> TASK TO COMPLETE
Retype the whole listing verbatim and keep the pictures out of it.

> GIVEN DATA
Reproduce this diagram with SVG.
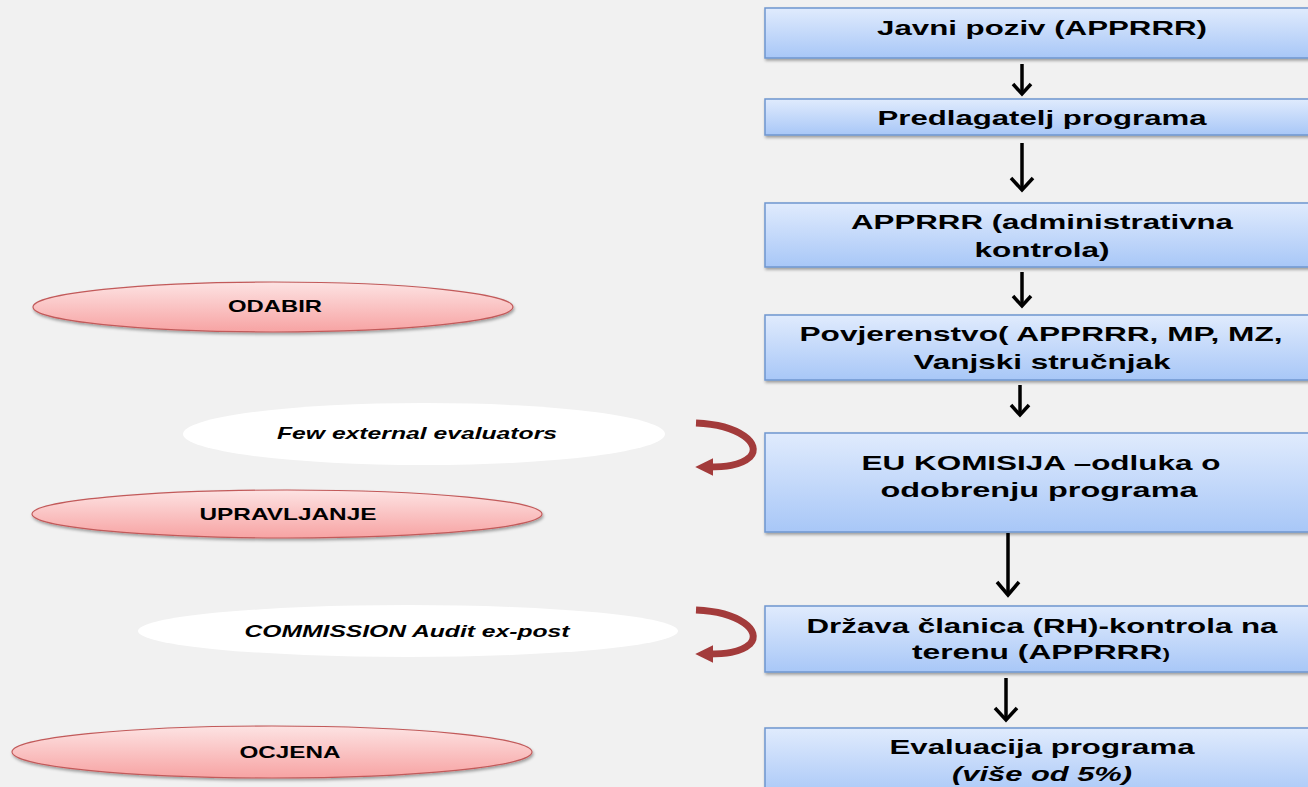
<svg xmlns="http://www.w3.org/2000/svg" width="1308" height="787" viewBox="0 0 1308 787">
<defs>
<linearGradient id="gb" x1="0" y1="0" x2="0" y2="1">
<stop offset="0" stop-color="#e0ebfd"/>
<stop offset="1" stop-color="#a8c7f7"/>
</linearGradient>
<linearGradient id="gp" x1="0" y1="0" x2="0" y2="1">
<stop offset="0" stop-color="#fde3e3"/>
<stop offset="1" stop-color="#f7a3a3"/>
</linearGradient>
<filter id="sh" x="-5%" y="-20%" width="110%" height="150%">
<feDropShadow dx="1" dy="2" stdDeviation="1.5" flood-color="#000" flood-opacity="0.35"/>
</filter>
<marker id="rh" viewBox="0 0 10 10" refX="3" refY="5" markerWidth="2.6" markerHeight="3" orient="auto">
<path d="M0,0 L10,5 L0,10 Z" fill="#a33b3b"/>
</marker>
<style>
.box{fill:url(#gb);stroke:#6f96cf;stroke-width:1.5;filter:url(#sh)}
.ell{fill:url(#gp);stroke:#c25a5a;stroke-width:1.2;filter:url(#sh)}
.wel{fill:#ffffff}
.bt{font-family:"Liberation Sans",Arial,sans-serif;font-weight:bold;font-size:21px;fill:#000;text-anchor:middle}
.et{font-family:"Liberation Sans",Arial,sans-serif;font-weight:bold;font-size:17px;fill:#000;text-anchor:middle}
.it{font-style:italic}
.arr{stroke:#000;stroke-width:3.5;fill:none}
.red{stroke:#a33b3b;stroke-width:7;fill:none;stroke-linecap:butt}
</style>
</defs>
<rect width="1308" height="787" fill="#f1f1f1"/>

<g id="connectors">
<line class="arr" x1="1022" y1="64" x2="1022" y2="93"/>
<path class="arr" d="M1013,84 L1022,94 L1031,84"/>
<line class="arr" x1="1022" y1="143" x2="1022" y2="189"/>
<path class="arr" d="M1011,178 L1022,190 L1033,178"/>
<line class="arr" x1="1022" y1="272" x2="1022" y2="305"/>
<path class="arr" d="M1013,296 L1022,306 L1031,296"/>
<line class="arr" x1="1020" y1="385" x2="1020" y2="414"/>
<path class="arr" d="M1011,405 L1020,415 L1029,405"/>
<line class="arr" x1="1008" y1="533" x2="1008" y2="594"/>
<path class="arr" d="M997,582 L1008,595 L1019,582"/>
<line class="arr" x1="1006" y1="678" x2="1006" y2="719"/>
<path class="arr" d="M995,708 L1006,720 L1017,708"/>
<path class="red" d="M696,423 C740,425 762,444 750,457 C740,466 724,467 708,467" marker-end="url(#rh)"/>
<path class="red" d="M696,610 C740,612 762,631 750,644 C740,653 724,654 708,654" marker-end="url(#rh)"/>
</g>

<g id="n1"><rect class="box" x="765" y="8" width="560" height="50"/><text class="bt" x="1042" y="35" textLength="330" lengthAdjust="spacingAndGlyphs">Javni poziv (APPRRR)</text></g>
<g id="n2"><rect class="box" x="765" y="99" width="560" height="36"/><text class="bt" x="1042" y="125" textLength="329" lengthAdjust="spacingAndGlyphs">Predlagatelj programa</text></g>
<g id="n3"><rect class="box" x="765" y="203" width="560" height="64"/><text class="bt" x="1042" y="229" textLength="382" lengthAdjust="spacingAndGlyphs">APPRRR (administrativna</text><text class="bt" x="1042" y="257" textLength="135" lengthAdjust="spacingAndGlyphs">kontrola)</text></g>
<g id="n4"><rect class="box" x="765" y="315" width="560" height="65"/><text class="bt" x="1041" y="341" textLength="483" lengthAdjust="spacingAndGlyphs">Povjerenstvo( APPRRR, MP, MZ,</text><text class="bt" x="1042" y="369" textLength="257" lengthAdjust="spacingAndGlyphs">Vanjski stručnjak</text></g>
<g id="n5"><rect class="box" x="765" y="433" width="560" height="99"/><text class="bt" x="1041" y="470" textLength="359" lengthAdjust="spacingAndGlyphs">EU KOMISIJA –odluka o</text><text class="bt" x="1039" y="497" textLength="317" lengthAdjust="spacingAndGlyphs">odobrenju programa</text></g>
<g id="n6"><rect class="box" x="765" y="606" width="560" height="66"/><text class="bt" x="1042" y="633" textLength="471" lengthAdjust="spacingAndGlyphs">Država članica (RH)-kontrola na</text><text class="bt" x="1041" y="659" textLength="258" lengthAdjust="spacingAndGlyphs">terenu (APPRRR<tspan font-size="15">)</tspan></text></g>
<g id="n7"><rect class="box" x="765" y="728" width="560" height="70"/><text class="bt" x="1042" y="754" textLength="305" lengthAdjust="spacingAndGlyphs">Evaluacija programa</text><text class="bt it" x="1042" y="781" textLength="180" lengthAdjust="spacingAndGlyphs">(više od 5%)</text></g>

<g id="e1"><ellipse class="ell" cx="273" cy="307" rx="240" ry="25"/><text class="et" x="275" y="312" textLength="94" lengthAdjust="spacingAndGlyphs">ODABIR</text></g>
<g id="e2"><ellipse class="wel" cx="424" cy="434" rx="241" ry="31"/><text class="et it" x="417" y="439" textLength="280" lengthAdjust="spacingAndGlyphs">Few external evaluators</text></g>
<g id="e3"><ellipse class="ell" cx="287" cy="514" rx="255" ry="24"/><text class="et" x="288" y="520" textLength="177" lengthAdjust="spacingAndGlyphs">UPRAVLJANJE</text></g>
<g id="e4"><ellipse class="wel" cx="408" cy="631" rx="270" ry="26"/><text class="et it" x="407" y="637" textLength="325" lengthAdjust="spacingAndGlyphs">COMMISSION Audit ex-post</text></g>
<g id="e5"><ellipse class="ell" cx="272" cy="752" rx="260" ry="26"/><text class="et" x="290" y="758" textLength="101" lengthAdjust="spacingAndGlyphs">OCJENA</text></g>
</svg>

> FULL ANSWER
Reproduce this diagram with SVG.
<svg xmlns="http://www.w3.org/2000/svg" width="1308" height="787" viewBox="0 0 1308 787">
<defs>
<linearGradient id="gb" x1="0" y1="0" x2="0" y2="1">
<stop offset="0" stop-color="#e0ebfd"/>
<stop offset="1" stop-color="#a8c7f7"/>
</linearGradient>
<linearGradient id="gp" x1="0" y1="0" x2="0" y2="1">
<stop offset="0" stop-color="#fde3e3"/>
<stop offset="1" stop-color="#f7a3a3"/>
</linearGradient>
<filter id="sh" x="-5%" y="-20%" width="110%" height="150%">
<feDropShadow dx="1" dy="2" stdDeviation="1.5" flood-color="#000" flood-opacity="0.35"/>
</filter>
<marker id="rh" viewBox="0 0 10 10" refX="3" refY="5" markerWidth="2.6" markerHeight="3" orient="auto">
<path d="M0,0 L10,5 L0,10 Z" fill="#a33b3b"/>
</marker>
<style>
.box{fill:url(#gb);stroke:#6f96cf;stroke-width:1.5;filter:url(#sh)}
.ell{fill:url(#gp);stroke:#c25a5a;stroke-width:1.2;filter:url(#sh)}
.wel{fill:#ffffff}
.bt{font-family:"Liberation Sans",Arial,sans-serif;font-weight:bold;font-size:21px;fill:#000;text-anchor:middle}
.et{font-family:"Liberation Sans",Arial,sans-serif;font-weight:bold;font-size:17px;fill:#000;text-anchor:middle}
.it{font-style:italic}
.arr{stroke:#000;stroke-width:3.5;fill:none}
.red{stroke:#a33b3b;stroke-width:7;fill:none;stroke-linecap:butt}
</style>
</defs>
<rect width="1308" height="787" fill="#f1f1f1"/>

<g id="connectors">
<line class="arr" x1="1022" y1="64" x2="1022" y2="93"/>
<path class="arr" d="M1013,84 L1022,94 L1031,84"/>
<line class="arr" x1="1022" y1="143" x2="1022" y2="189"/>
<path class="arr" d="M1011,178 L1022,190 L1033,178"/>
<line class="arr" x1="1022" y1="272" x2="1022" y2="305"/>
<path class="arr" d="M1013,296 L1022,306 L1031,296"/>
<line class="arr" x1="1020" y1="385" x2="1020" y2="414"/>
<path class="arr" d="M1011,405 L1020,415 L1029,405"/>
<line class="arr" x1="1008" y1="533" x2="1008" y2="594"/>
<path class="arr" d="M997,582 L1008,595 L1019,582"/>
<line class="arr" x1="1006" y1="678" x2="1006" y2="719"/>
<path class="arr" d="M995,708 L1006,720 L1017,708"/>
<path class="red" d="M696,423 C740,425 762,444 750,457 C740,466 724,467 708,467" marker-end="url(#rh)"/>
<path class="red" d="M696,610 C740,612 762,631 750,644 C740,653 724,654 708,654" marker-end="url(#rh)"/>
</g>

<g id="n1"><rect class="box" x="765" y="8" width="560" height="50"/><text class="bt" x="1042" y="35" textLength="330" lengthAdjust="spacingAndGlyphs">Javni poziv (APPRRR)</text></g>
<g id="n2"><rect class="box" x="765" y="99" width="560" height="36"/><text class="bt" x="1042" y="125" textLength="329" lengthAdjust="spacingAndGlyphs">Predlagatelj programa</text></g>
<g id="n3"><rect class="box" x="765" y="203" width="560" height="64"/><text class="bt" x="1042" y="229" textLength="382" lengthAdjust="spacingAndGlyphs">APPRRR (administrativna</text><text class="bt" x="1042" y="257" textLength="135" lengthAdjust="spacingAndGlyphs">kontrola)</text></g>
<g id="n4"><rect class="box" x="765" y="315" width="560" height="65"/><text class="bt" x="1041" y="341" textLength="483" lengthAdjust="spacingAndGlyphs">Povjerenstvo( APPRRR, MP, MZ,</text><text class="bt" x="1042" y="369" textLength="257" lengthAdjust="spacingAndGlyphs">Vanjski stručnjak</text></g>
<g id="n5"><rect class="box" x="765" y="433" width="560" height="99"/><text class="bt" x="1041" y="470" textLength="359" lengthAdjust="spacingAndGlyphs">EU KOMISIJA –odluka o</text><text class="bt" x="1039" y="497" textLength="317" lengthAdjust="spacingAndGlyphs">odobrenju programa</text></g>
<g id="n6"><rect class="box" x="765" y="606" width="560" height="66"/><text class="bt" x="1042" y="633" textLength="471" lengthAdjust="spacingAndGlyphs">Država članica (RH)-kontrola na</text><text class="bt" x="1041" y="659" textLength="258" lengthAdjust="spacingAndGlyphs">terenu (APPRRR<tspan font-size="15">)</tspan></text></g>
<g id="n7"><rect class="box" x="765" y="728" width="560" height="70"/><text class="bt" x="1042" y="754" textLength="305" lengthAdjust="spacingAndGlyphs">Evaluacija programa</text><text class="bt it" x="1042" y="781" textLength="180" lengthAdjust="spacingAndGlyphs">(više od 5%)</text></g>

<g id="e1"><ellipse class="ell" cx="273" cy="307" rx="240" ry="25"/><text class="et" x="275" y="312" textLength="94" lengthAdjust="spacingAndGlyphs">ODABIR</text></g>
<g id="e2"><ellipse class="wel" cx="424" cy="434" rx="241" ry="31"/><text class="et it" x="417" y="439" textLength="280" lengthAdjust="spacingAndGlyphs">Few external evaluators</text></g>
<g id="e3"><ellipse class="ell" cx="287" cy="514" rx="255" ry="24"/><text class="et" x="288" y="520" textLength="177" lengthAdjust="spacingAndGlyphs">UPRAVLJANJE</text></g>
<g id="e4"><ellipse class="wel" cx="408" cy="631" rx="270" ry="26"/><text class="et it" x="407" y="637" textLength="325" lengthAdjust="spacingAndGlyphs">COMMISSION Audit ex-post</text></g>
<g id="e5"><ellipse class="ell" cx="272" cy="752" rx="260" ry="26"/><text class="et" x="290" y="758" textLength="101" lengthAdjust="spacingAndGlyphs">OCJENA</text></g>
</svg>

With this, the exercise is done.